Itu sih yang saya highlight dari penjelasannya Mba Prita. 

Oiya, berkali-kali dia ingatkan, jangan tergiur fitur Pay Later dan skema pinjaman mudah ala pinjaman online.

Mba Prita bahkan bilang, pekerja freelance sebaiknya gak pake fitur cicilan kayak Pay Later. Kecuali ada jaminan perbulan pendapatan pasti. 

Intina mah cenah, pada bisa ngukur diri. Jangan nurutin nafsu dan gengsi. Bahkan kalo pendapatan gak cukup buat investasi, ya udah tahan dulu. "Semua akan indah pada waktunya," gitu Mba Prita bilang.



Pak Teguh juga mengonfirmasi uraian Mba Prita. Katanya, baca dengan seksama terms & agreement kalau u3rusan utang piutang begini.

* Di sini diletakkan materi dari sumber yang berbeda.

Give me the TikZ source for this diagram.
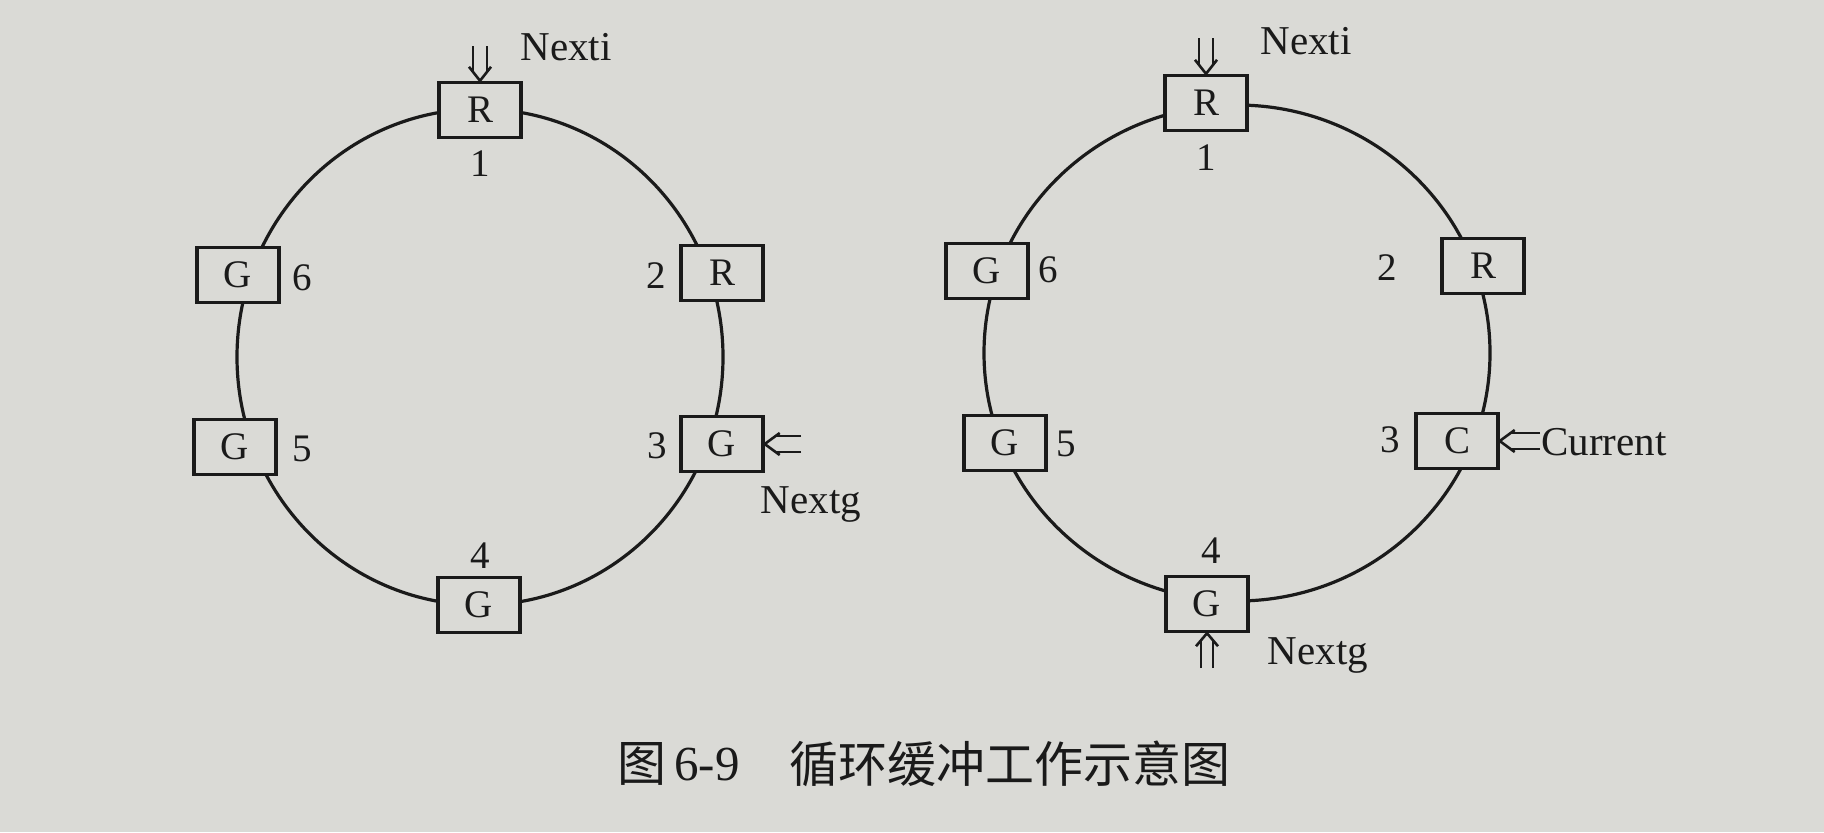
\documentclass[tikz,border=0pt]{standalone}
\usepackage{fontspec}
\setmainfont{Liberation Serif}
\newfontfamily\cjk{Noto Sans CJK SC}
\definecolor{paper}{RGB}{218,218,214}
\definecolor{ink}{RGB}{26,26,26}
\begin{document}
\begin{tikzpicture}[x=0.5pt,y=-0.5pt,
  cell/.style={draw=ink, line width=1.7pt, fill=paper, minimum width=41pt, minimum height=27.5pt, inner sep=0pt, font=\fontsize{19.5}{19.5}\selectfont, text=ink},
  num/.style={inner sep=0pt, font=\fontsize{19.5}{19.5}\selectfont, text=ink},
  lbl/.style={inner sep=0pt, font=\fontsize{20.5}{20.5}\selectfont, text=ink},
  ring/.style={draw=ink, line width=1.6pt},
  shaft/.style={draw=ink, line width=1.2pt},
  head/.style={draw=ink, line width=1.3pt, line join=miter},
  captext/.style={inner sep=0pt, font=\fontsize{24.5}{24.5}\selectfont, text=ink}
]
\fill[paper] (0,0) rectangle (1824,832);
\useasboundingbox (0,0) rectangle (1824,832);

% ---------- left diagram ----------
\draw[ring] (480,357) ellipse [x radius=243, y radius=248];
\node[cell] (lb1) at (480,110) {R};
\node[cell] (lb2) at (722,273) {R};
\node[cell] (lb3) at (722,444) {G};
\node[cell] (lb4) at (479,605) {G};
\node[cell] (lb5) at (235,447) {G};
\node[cell] (lb6) at (238,275) {G};
\node[num] (ln1) at (480,164) {1};
\node[num] (ln2) at (656,276) {2};
\node[num] (ln3) at (657,446) {3};
\node[num] (ln4) at (480,556) {4};
\node[num] (ln5) at (302,449) {5};
\node[num] (ln6) at (302,278) {6};
% Nexti pointer (down)
\coordinate (lpi) at (480,46);
\draw[shaft] ([xshift=-3.5pt]lpi) -- ([xshift=-3.5pt,yshift=4.5pt]lb1.north)
             ([xshift=3.5pt]lpi) -- ([xshift=3.5pt,yshift=4.5pt]lb1.north);
\draw[head] ([xshift=-5.5pt,yshift=7pt]lb1.north) -- (lb1.north) -- ([xshift=5.5pt,yshift=7pt]lb1.north);
\node[lbl] (lnexti) at (566,47) {Nexti};
% Nextg pointer (left)
\coordinate (lpg) at (801,444);
\draw[shaft] ([yshift=4pt]lpg) -- ([xshift=5.5pt,yshift=4pt]lb3.east)
             ([yshift=-4pt]lpg) -- ([xshift=5.5pt,yshift=-4pt]lb3.east);
\draw[head] ([xshift=7.5pt,yshift=5.5pt]lb3.east) -- (lb3.east) -- ([xshift=7.5pt,yshift=-5.5pt]lb3.east);
\node[lbl] (lnextg) at (811,504) {Nextg};

% ---------- right diagram ----------
\draw[ring] (1237,353) ellipse [x radius=253, y radius=248];
\node[cell] (rb1) at (1206,103) {R};
\node[cell] (rb2) at (1483,266) {R};
\node[cell] (rb3) at (1457,441) {C};
\node[cell] (rb4) at (1207,604) {G};
\node[cell] (rb5) at (1005,443) {G};
\node[cell] (rb6) at (987,271) {G};
\node[num] (rn1) at (1206,158) {1};
\node[num] (rn2) at (1387,268) {2};
\node[num] (rn3) at (1390,440) {3};
\node[num] (rn4) at (1211,551) {4};
\node[num] (rn5) at (1066,444) {5};
\node[num] (rn6) at (1048,270) {6};
% Nexti pointer (down)
\coordinate (rpi) at (1206,38);
\draw[shaft] ([xshift=-3.5pt]rpi) -- ([xshift=-3.5pt,yshift=4.5pt]rb1.north)
             ([xshift=3.5pt]rpi) -- ([xshift=3.5pt,yshift=4.5pt]rb1.north);
\draw[head] ([xshift=-5.5pt,yshift=7pt]rb1.north) -- (rb1.north) -- ([xshift=5.5pt,yshift=7pt]rb1.north);
\node[lbl] (rnexti) at (1306,41) {Nexti};
% Current pointer (left)
\coordinate (rpc) at (1540,441);
\draw[shaft] ([yshift=4pt]rpc) -- ([xshift=5.5pt,yshift=4pt]rb3.east)
             ([yshift=-4pt]rpc) -- ([xshift=5.5pt,yshift=-4pt]rb3.east);
\draw[head] ([xshift=7.5pt,yshift=5.5pt]rb3.east) -- (rb3.east) -- ([xshift=7.5pt,yshift=-5.5pt]rb3.east);
\node[lbl, anchor=west] (rcur) at (1541,442) {Current};
% Nextg pointer (up)
\coordinate (rpg) at (1207,668);
\draw[shaft] ([xshift=-3pt]rpg) -- ([xshift=-3pt,yshift=-4pt]rb4.south)
             ([xshift=3pt]rpg) -- ([xshift=3pt,yshift=-4pt]rb4.south);
\draw[head] ([xshift=-5.5pt,yshift=-6.5pt]rb4.south) -- (rb4.south) -- ([xshift=5.5pt,yshift=-6.5pt]rb4.south);
\node[lbl] (rnextg) at (1318,655) {Nextg};

% ---------- caption ----------
\node[captext] (ct1) at (642,764) {\cjk 图};
\node[captext] (ct2) at (707,764) {6-9};
\node[captext, anchor=west] (ct3) at (789,764) {\cjk 循环缓冲工作示意图};
\end{tikzpicture}
\end{document}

"Memang banyak fintech yang nakal. Tapi banyak juga laporan kasus yang masuk ke OJK penyebabnya karena si pelapor gak baca terms & agreement dengan teliti," kata Pak Teguh.

Literasi finansial pada dasarnya bukan cuma kemampuan kelola pendapatan ya. Ternyata skill membaca dan menyimak juga sama pentingnya.

Skill dasar manusia banget gak sih itu? Membaca dan memahami. Hehe.

Pulang ke rumah usai acara Ibu Berbagi Bijak ini, saya ngahuleung. Apakah selama ini saya hidup di pinggir jurang? Kalo kamu, gimana?